Nov. 18 (UPI) -- The United States government has agreed to drop its drug trafficking and money laundering case against Gen. Salvador Cienfuegos, a former Mexican minister of defense who was arrested last month in California, and return him to Mexico where he will be investigated for potential prosecution, the two countries said in a joint statement.
U.S. Attorney General William Barr with his Mexican counterpart, Alejandro Gertz Manero, made the announcement Tuesday evening, stating all U.S. charges against Cienfuegos have been dismissed "so that he may be investigated and, if appropriate, charged under Mexican law."
Cienfuegos, 72, was arrested last month at Los Angeles International Airport on three counts of conspiracy to manufacture and distributed heroin, cocaine, methamphetamine and marijuana and one count of money laundering that were filed under seal in the U.S. District Court Eastern District of New York in August of last year.
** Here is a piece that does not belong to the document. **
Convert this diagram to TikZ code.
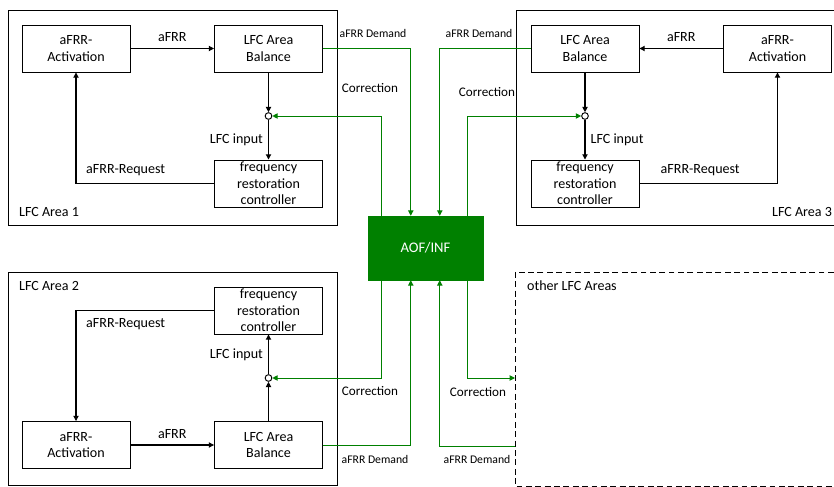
\documentclass[tikz,border=0pt]{standalone}
\usepackage{fontspec}
\setmainfont{Carlito}
\usepackage{tikz}
\usetikzlibrary{positioning, calc}
\usetikzlibrary{arrows.meta}

\definecolor{aofgreen}{RGB}{0,128,0}

\tikzset{
    blk/.style={draw, line width=0.8pt, minimum width=3.24cm, minimum height=1.41cm, inner sep=0pt, align=center, font=\fontsize{12}{14}\selectfont},
    junc/.style={circle, draw, fill=white, line width=0.8pt, minimum size=0.2cm, inner sep=0pt},
    arr/.style={line width=0.9pt, -{Triangle[length=4.5pt,width=4.5pt]}},
    gline/.style={aofgreen, line width=0.8pt, -{Triangle[length=4.5pt,width=4.5pt]}},
    lbl/.style={font=\fontsize{12}{13}\selectfont},
    corr/.style={font=\fontsize{11.2}{12}\selectfont},
    dem/.style={font=\fontsize{10}{11}\selectfont},
    area/.style={line width=0.8pt},
}

\begin{document}
\begin{tikzpicture}[x=0.03cm, y=-0.03cm]
    \useasboundingbox (0,0) rectangle (834,487);

    % area frames
    \draw[area] (8,10) rectangle (337,225);
    \draw[area] (516,10) rectangle (840,225);
    \draw[area] (8,272) rectangle (337,485);
    \draw[area, dashed, dash pattern=on 5pt off 3pt] (515,272) rectangle (840,486);
    \node[lbl, anchor=west] (name1) at (15,212) {LFC Area 1};
    \node[lbl] (name3) at (802,212) {LFC Area 3};
    \node[lbl, anchor=west] (name2) at (15,286) {LFC Area 2};
    \node[lbl, anchor=west] (nameo) at (523,286) {other LFC Areas};

    % LFC Area 1
    \node[blk] (act1) at (76,48.5) {aFRR-\\Activation};
    \node[blk] (bal1) at (268.5,48.5) {LFC Area\\Balance};
    \node[blk] (frc1) at (268.5,183.5) {frequency\\restoration\\controller};
    \node[junc] (j1) at (268.5,116) {};
    \draw[arr] (act1) -- node[lbl, above=2pt] {aFRR} (bal1);
    \draw[arr] (bal1) -- (j1);
    \draw[arr] (j1) -- node[lbl, left=1pt] {LFC input} (frc1);
    \draw[arr] (frc1.west) -| node[lbl, pos=0.32, above=3pt] {aFRR-Request} (act1.south);

    % LFC Area 3
    \node[blk] (bal3) at (585,48.5) {LFC Area\\Balance};
    \node[blk] (act3) at (777.5,48.5) {aFRR-\\Activation};
    \node[blk] (frc3) at (585,183.5) {frequency\\restoration\\controller};
    \node[junc] (j3) at (585,116) {};
    \draw[arr] (act3) -- node[lbl, above=2pt] {aFRR} (bal3);
    \draw[arr] (bal3) -- (j3);
    \draw[arr] (j3) -- node[lbl, right=1pt] {LFC input} (frc3);
    \draw[arr] (frc3.east) -| node[lbl, pos=0.22, above=3pt] {aFRR-Request} (act3.south);

    % LFC Area 2
    \node[blk] (frc2) at (268.5,310.5) {frequency\\restoration\\controller};
    \node[blk] (bal2) at (268.5,445) {LFC Area\\Balance};
    \node[blk] (act2) at (76,445) {aFRR-\\Activation};
    \node[junc] (j2) at (268.5,378) {};
    \draw[arr] (act2) -- node[lbl, above=2pt] {aFRR} (bal2);
    \draw[arr] (bal2) -- (j2);
    \draw[arr] (j2) -- node[lbl, left=1pt] {LFC input} (frc2);
    \draw[arr] (frc2.west) -| node[lbl, pos=0.32, below=3pt] {aFRR-Request} (act2.north);

    % AOF/INF
    \node[fill=aofgreen, draw=aofgreen, minimum width=3.45cm, minimum height=1.92cm, text=white, font=\fontsize{12.5}{14}\selectfont] (aof) at (425.5,248) {AOF/INF};
    \coordinate (oin) at (515,378);
    \coordinate (oout) at (515,446);

    \draw[gline] (bal1.east) -| ($(aof.north west)+(43,0)$);
    \draw[gline] ($(aof.north west)+(14,0)$) |- (j1);
    \draw[gline] (bal3.west) -| ($(aof.north west)+(72,0)$);
    \draw[gline] ($(aof.north west)+(100,0)$) |- (j3);
    \draw[gline] (bal2.east) -| ($(aof.south west)+(43,0)$);
    \draw[gline] ($(aof.south west)+(14,0)$) |- (j2);
    \draw[gline] (oout) -| ($(aof.south west)+(72,0)$);
    \draw[gline] ($(aof.south west)+(100,0)$) |- (oin);

    \node[dem] (dem1) at (373,33) {aFRR Demand};
    \node[dem] (dem3) at (479,33) {aFRR Demand};
    \node[dem] (dem2) at (375,459) {aFRR Demand};
    \node[dem] (demo) at (477,459) {aFRR Demand};
    \node[corr] (cor1) at (370,88) {Correction};
    \node[corr] (cor3) at (487,92) {Correction};
    \node[corr] (cor2) at (370,391) {Correction};
    \node[corr] (coro) at (478,392) {Correction};
\end{tikzpicture}
\end{document}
A court filing after his arrest arguing for the former defense minister's permanent detention as he posed a flight risk accused him of abusing his position to aid the H-2 Cartel, which it describes as "an extremely violent" Mexican drug gang, to traffic thousands of kilograms of cocaine, heroin, methamphetamine and marijuana into the United States.
"In exchange for bribe payments, he permitted the H-2 Cartel -- a cartel that routinely engaged in wholesale violence, including torture and murder -- to operate with impunity in Mexico," the court filing said.
According to a letter filed Monday asking the court to dismiss the charges against Cienfuegos, the Mexican government was unaware of the sealed indictment against its former defense minister.
After his arrest, Mexico entered negotiations with the United States for his return as it had initiated its own investigation, it said.
Seth D. DuCharme, acting U.S. attorney for the eastern district of New York, wrote in the letter that evidence in the U.S. case against Cienfuegos "is strong" but that they ask for the charges to be dismissed "as a matter of foreign policy and in recognition of the strong law enforcement partnership between Mexico and the United States, and in the interests of demonstrating our united front against all forms of criminality."
Cienfuegos was Mexico's minister of defense from 2012 to 2018 under former former President Enrique Pena Nieto.
The U.S. Justice Department said it has shared its evidence with Mexico at its request.
"Our two countries remain committed to cooperation on this matter, as well as all our bilateral law enforcement cooperation," the two countries said in the statement. "As the decision today reflects, we are stronger when we work together and respect the sovereignty of our nations and their institutions."